Dev Journey #8
One of the crucial skills that a developer should have in my opinion is the skill to analyze where things went wrong and how. To dive in the depth of this ocean of reasons to why you should be capable of “analyzing” we should list the steps of the creative process of a developer.
Step 1 Innovate:
This is where we get the spark of the idea we want to bring to life.
For me the idea for the project that I want to talk about in this week’s article was born out of the womb of having a game development team. It’s as simple as this: A game-dev team → an official website for the team to publish games. I didn’t need the time that is needed most of the time when coming up with a new idea because the reason for this project is pretty generic.
Step 2 Scheme:
Scheming consists of designing the project’s skeleton, the demographic it’ll serve, the cost of creating the project both financially and time and effort cost, coming up with the sketch for interfaces and choosing the right tools.
The project skeleton was pretty predictable, an admin page for data entry, templates for interacting, a contact form and maybe a newsletter to keep the users informed of the latest products.
The demographic that we are targeting are the people who play indie games by underground game development teams, so, quirky young gamers from age 15 to 25. For this demographic we need to keep the usage simple due to their inclination to upfront processes and direct way of dealing with websites.
The cost financially was basically zero until the point we scale up the website for 100K+ monthly visitors which I don’t think will happen soon. But, when it came down to time and effort it was pretty costly, and that it because we still don’t have any official releases as a team and the website will have no use until we gain some traction, and this was one of the things that made me consider the decision to make this project a wrong one(more on that later).
The sketch for the interfaces took me about 2-5 hours due to the lack of need to complicate things. Personally, I think it was better than my latest design and I saw myself getting better at creating a front-end which was great!
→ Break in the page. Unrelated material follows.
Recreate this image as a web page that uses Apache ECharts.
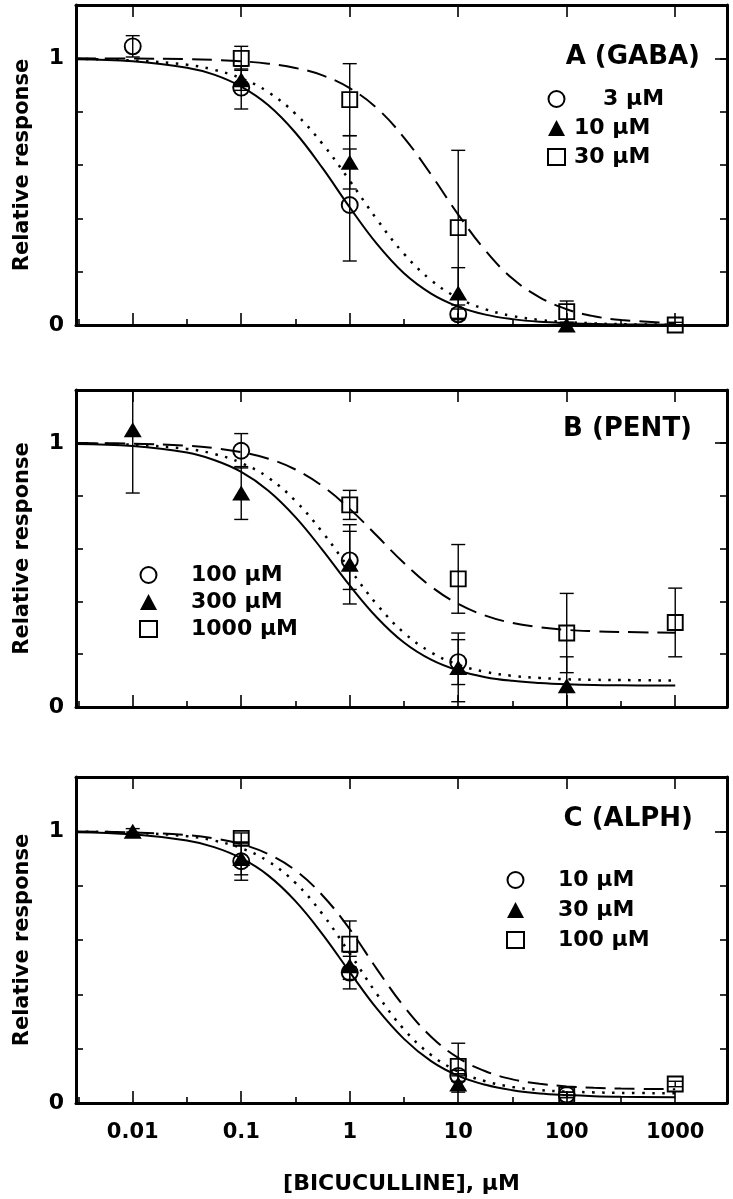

The right tools were basically all I know in web development. Django Framework, raw HTML & CSS, render for deployment because it ease up the pain of hosting a Django project and has a pretty robust project management , Git and Github, Pipenv for virtualenv management, PostgreSQL database because it’s the most compatible with Django and it works pretty awesome when scaling up the project and Gmail SMTP service for contact forms and/or the newsletter.
Step 3 Build:
This is where we take the schemes and turn them into mini tasks and start completing them one after another and gather all the pieces at the end for one complete product. Take it to the production server (I would have said staging server before production but the project is way small to do all that work) and see how it will turn out.
Step 4 Refine:
Test performance in a live environment and try to boost it to the maximum. Test it on multiple devices, catch the bugs, tell others to give some feedback and use it to fix minimal bugs because major ones should be dealt with in the development server.
Step 5 Reflect :
- Did the project serve its purpose?, Where did it fall short ?,
- What was it lacking ?,
- Did you commit to the scheme you have laid?,
- Is this product ready to be consumed by users?,
- How would this project look on your C.V/Github?,
- What have you learned?,
- How is this project different from the last one ?,
- What to do with the project (if it was a personal project)?,
- Where to go from here on ?
And many more questions that’ll help you know your project and help you improve professionally…
Now, why analyze? As you might have noticed already every stage of the creative process has its own version of analyzing, when building you’ll analyze your code to assure that it is working, when scheming you’ll analyze the workflow you should follow, when you refine you should analyze your and others feedback and so on …
The project I spent the last two weeks working on saw the light of day for 3 days and tonight I will suspend it.
Although It helped me improve my set of skills, It lacked the most important thing a project should have, A NEED.
The team has no releases, and even if we had, we can serve them up on an itch.io page until we actually feel the need to isolate our works from the indie space. And I could have actually used the time I put in building this project to build a project while learning more about API’s and reading the third of the William S. Vincent trilogy for Django, “Django for APIs: Build web APIs with Python and Django” which I will start with tonight because as I have seen learning to work with API’s is crucial in the job market.